Stored entries:
* begin *

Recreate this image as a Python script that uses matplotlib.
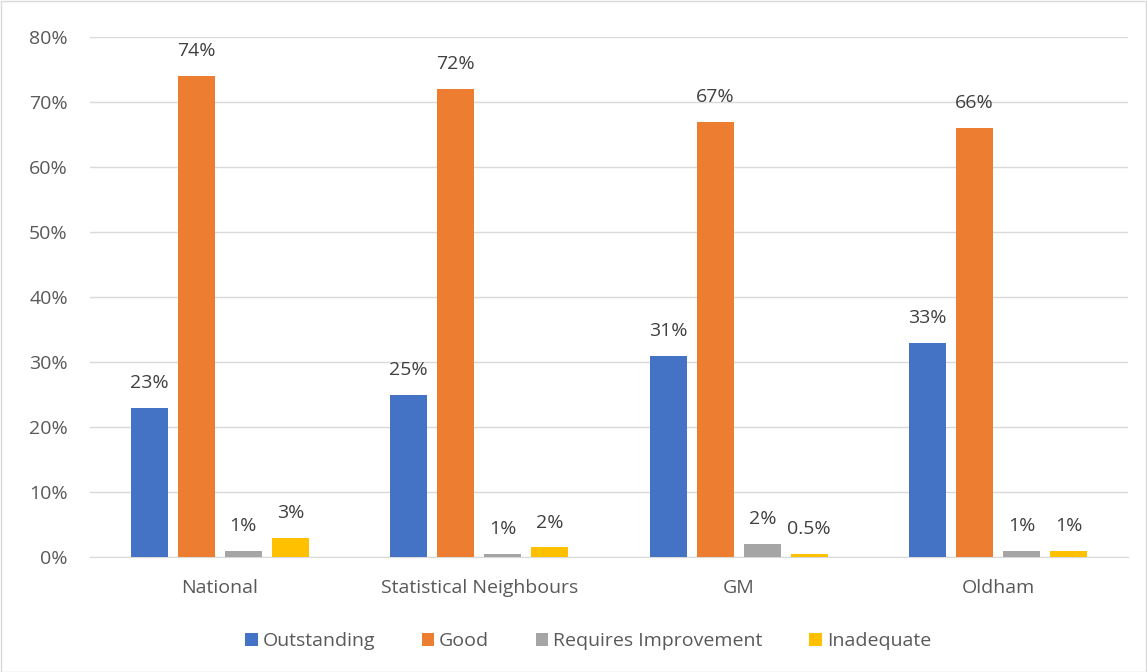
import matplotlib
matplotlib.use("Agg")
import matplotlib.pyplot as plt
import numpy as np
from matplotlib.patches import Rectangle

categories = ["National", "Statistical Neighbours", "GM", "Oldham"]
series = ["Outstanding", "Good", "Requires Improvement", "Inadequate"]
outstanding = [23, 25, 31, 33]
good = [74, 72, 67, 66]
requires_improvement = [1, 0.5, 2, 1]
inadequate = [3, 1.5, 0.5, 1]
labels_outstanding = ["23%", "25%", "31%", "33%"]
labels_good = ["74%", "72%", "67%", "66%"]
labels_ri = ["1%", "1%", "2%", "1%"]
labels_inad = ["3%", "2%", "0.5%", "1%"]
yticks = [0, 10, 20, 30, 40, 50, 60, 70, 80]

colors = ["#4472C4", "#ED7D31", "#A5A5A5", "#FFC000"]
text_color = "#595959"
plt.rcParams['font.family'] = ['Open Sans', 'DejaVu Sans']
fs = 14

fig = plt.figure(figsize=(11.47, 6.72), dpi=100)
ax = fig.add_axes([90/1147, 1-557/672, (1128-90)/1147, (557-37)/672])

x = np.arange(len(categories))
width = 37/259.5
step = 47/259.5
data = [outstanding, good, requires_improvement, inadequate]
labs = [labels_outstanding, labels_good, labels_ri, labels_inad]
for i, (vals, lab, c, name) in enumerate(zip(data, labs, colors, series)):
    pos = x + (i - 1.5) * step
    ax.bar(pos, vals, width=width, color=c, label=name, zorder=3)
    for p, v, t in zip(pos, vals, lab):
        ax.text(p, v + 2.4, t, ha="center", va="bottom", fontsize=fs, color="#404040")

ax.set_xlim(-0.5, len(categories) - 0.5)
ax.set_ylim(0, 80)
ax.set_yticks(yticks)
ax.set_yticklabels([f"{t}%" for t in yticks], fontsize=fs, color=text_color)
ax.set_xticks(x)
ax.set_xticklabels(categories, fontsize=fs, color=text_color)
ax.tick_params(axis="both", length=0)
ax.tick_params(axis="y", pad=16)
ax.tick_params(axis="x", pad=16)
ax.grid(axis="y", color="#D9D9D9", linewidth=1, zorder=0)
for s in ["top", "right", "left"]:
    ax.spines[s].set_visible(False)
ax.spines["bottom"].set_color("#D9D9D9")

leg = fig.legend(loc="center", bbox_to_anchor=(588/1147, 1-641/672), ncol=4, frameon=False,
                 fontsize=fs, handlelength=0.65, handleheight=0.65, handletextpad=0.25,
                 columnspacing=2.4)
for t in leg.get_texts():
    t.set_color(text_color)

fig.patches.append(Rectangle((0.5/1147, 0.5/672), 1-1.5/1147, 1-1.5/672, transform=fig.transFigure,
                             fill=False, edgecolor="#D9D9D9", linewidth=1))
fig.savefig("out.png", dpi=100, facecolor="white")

* end *
* begin *

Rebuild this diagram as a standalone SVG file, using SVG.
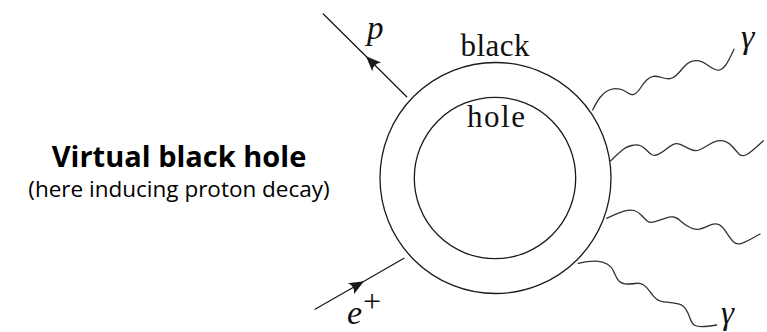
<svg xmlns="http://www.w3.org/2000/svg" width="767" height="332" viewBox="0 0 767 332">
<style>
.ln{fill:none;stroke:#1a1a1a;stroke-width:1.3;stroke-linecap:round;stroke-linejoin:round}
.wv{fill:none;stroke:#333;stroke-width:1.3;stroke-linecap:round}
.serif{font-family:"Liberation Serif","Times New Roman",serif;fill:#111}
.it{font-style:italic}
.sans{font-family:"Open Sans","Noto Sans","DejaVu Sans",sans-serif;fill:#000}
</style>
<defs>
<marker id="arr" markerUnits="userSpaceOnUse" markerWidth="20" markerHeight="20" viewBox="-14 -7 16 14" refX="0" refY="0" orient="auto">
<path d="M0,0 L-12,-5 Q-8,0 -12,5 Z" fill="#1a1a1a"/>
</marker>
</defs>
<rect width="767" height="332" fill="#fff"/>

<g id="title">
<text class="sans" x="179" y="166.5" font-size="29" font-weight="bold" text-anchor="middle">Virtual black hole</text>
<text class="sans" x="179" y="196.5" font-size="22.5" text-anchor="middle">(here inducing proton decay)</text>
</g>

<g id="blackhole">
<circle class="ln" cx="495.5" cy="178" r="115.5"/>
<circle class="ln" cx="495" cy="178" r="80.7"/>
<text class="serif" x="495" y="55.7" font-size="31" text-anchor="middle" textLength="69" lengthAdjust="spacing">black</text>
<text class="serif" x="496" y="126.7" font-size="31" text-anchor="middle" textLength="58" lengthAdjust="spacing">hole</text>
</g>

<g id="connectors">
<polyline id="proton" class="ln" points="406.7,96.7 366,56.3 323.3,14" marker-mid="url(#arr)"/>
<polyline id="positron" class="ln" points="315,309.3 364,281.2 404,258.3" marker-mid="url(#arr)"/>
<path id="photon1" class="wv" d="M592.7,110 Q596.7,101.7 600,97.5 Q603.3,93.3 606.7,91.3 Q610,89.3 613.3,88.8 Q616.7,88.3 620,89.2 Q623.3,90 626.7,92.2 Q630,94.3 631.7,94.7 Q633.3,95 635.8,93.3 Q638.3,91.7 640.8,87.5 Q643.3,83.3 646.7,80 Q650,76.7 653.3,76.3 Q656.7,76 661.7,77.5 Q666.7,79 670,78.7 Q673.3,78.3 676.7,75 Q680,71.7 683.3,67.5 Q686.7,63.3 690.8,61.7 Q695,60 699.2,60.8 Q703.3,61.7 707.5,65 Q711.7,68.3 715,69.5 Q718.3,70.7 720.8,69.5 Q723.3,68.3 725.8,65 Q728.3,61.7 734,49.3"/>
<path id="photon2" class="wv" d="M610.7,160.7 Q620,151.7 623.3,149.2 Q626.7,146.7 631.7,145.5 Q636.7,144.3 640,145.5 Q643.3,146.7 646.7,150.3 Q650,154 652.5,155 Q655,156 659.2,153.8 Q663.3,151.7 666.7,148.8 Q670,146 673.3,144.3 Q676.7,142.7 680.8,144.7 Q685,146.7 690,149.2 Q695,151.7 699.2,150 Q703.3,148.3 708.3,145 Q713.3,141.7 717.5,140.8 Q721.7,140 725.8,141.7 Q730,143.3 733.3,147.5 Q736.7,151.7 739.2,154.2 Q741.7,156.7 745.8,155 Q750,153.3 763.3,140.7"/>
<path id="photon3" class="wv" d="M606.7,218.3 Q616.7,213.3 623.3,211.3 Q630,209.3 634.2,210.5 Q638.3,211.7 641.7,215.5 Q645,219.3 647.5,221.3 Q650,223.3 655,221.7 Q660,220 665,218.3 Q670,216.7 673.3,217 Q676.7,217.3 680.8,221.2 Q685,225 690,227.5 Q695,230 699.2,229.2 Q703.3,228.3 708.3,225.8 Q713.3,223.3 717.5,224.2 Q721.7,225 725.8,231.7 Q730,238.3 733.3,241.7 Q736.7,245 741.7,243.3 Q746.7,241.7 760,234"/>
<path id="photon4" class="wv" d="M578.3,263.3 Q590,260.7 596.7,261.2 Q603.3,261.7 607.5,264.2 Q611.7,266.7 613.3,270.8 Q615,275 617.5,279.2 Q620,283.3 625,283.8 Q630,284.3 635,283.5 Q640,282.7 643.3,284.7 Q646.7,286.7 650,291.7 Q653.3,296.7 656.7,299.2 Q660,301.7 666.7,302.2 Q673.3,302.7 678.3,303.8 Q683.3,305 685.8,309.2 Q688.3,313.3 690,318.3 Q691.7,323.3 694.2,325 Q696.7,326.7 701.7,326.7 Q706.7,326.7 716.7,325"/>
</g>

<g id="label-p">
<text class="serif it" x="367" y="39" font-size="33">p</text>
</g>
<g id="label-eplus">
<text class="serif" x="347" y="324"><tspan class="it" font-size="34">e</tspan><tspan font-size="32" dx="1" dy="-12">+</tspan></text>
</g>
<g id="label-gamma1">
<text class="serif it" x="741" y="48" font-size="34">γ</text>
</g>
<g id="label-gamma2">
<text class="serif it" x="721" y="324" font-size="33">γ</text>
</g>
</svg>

* end *

## Exercise aim
Keep to the lines between the line with "Recreate this image" and the line with "1-557/672, (1128-90)/1147, (557-37)/672])", inclusive, and transcribe them without pictures.

## Written reply
Recreate this image as a Python script that uses matplotlib.
import matplotlib
matplotlib.use("Agg")
import matplotlib.pyplot as plt
import numpy as np
from matplotlib.patches import Rectangle

categories = ["National", "Statistical Neighbours", "GM", "Oldham"]
series = ["Outstanding", "Good", "Requires Improvement", "Inadequate"]
outstanding = [23, 25, 31, 33]
good = [74, 72, 67, 66]
requires_improvement = [1, 0.5, 2, 1]
inadequate = [3, 1.5, 0.5, 1]
labels_outstanding = ["23%", "25%", "31%", "33%"]
labels_good = ["74%", "72%", "67%", "66%"]
labels_ri = ["1%", "1%", "2%", "1%"]
labels_inad = ["3%", "2%", "0.5%", "1%"]
yticks = [0, 10, 20, 30, 40, 50, 60, 70, 80]

colors = ["#4472C4", "#ED7D31", "#A5A5A5", "#FFC000"]
text_color = "#595959"
plt.rcParams['font.family'] = ['Open Sans', 'DejaVu Sans']
fs = 14

fig = plt.figure(figsize=(11.47, 6.72), dpi=100)
ax = fig.add_axes([90/1147, 1-557/672, (1128-90)/1147, (557-37)/672])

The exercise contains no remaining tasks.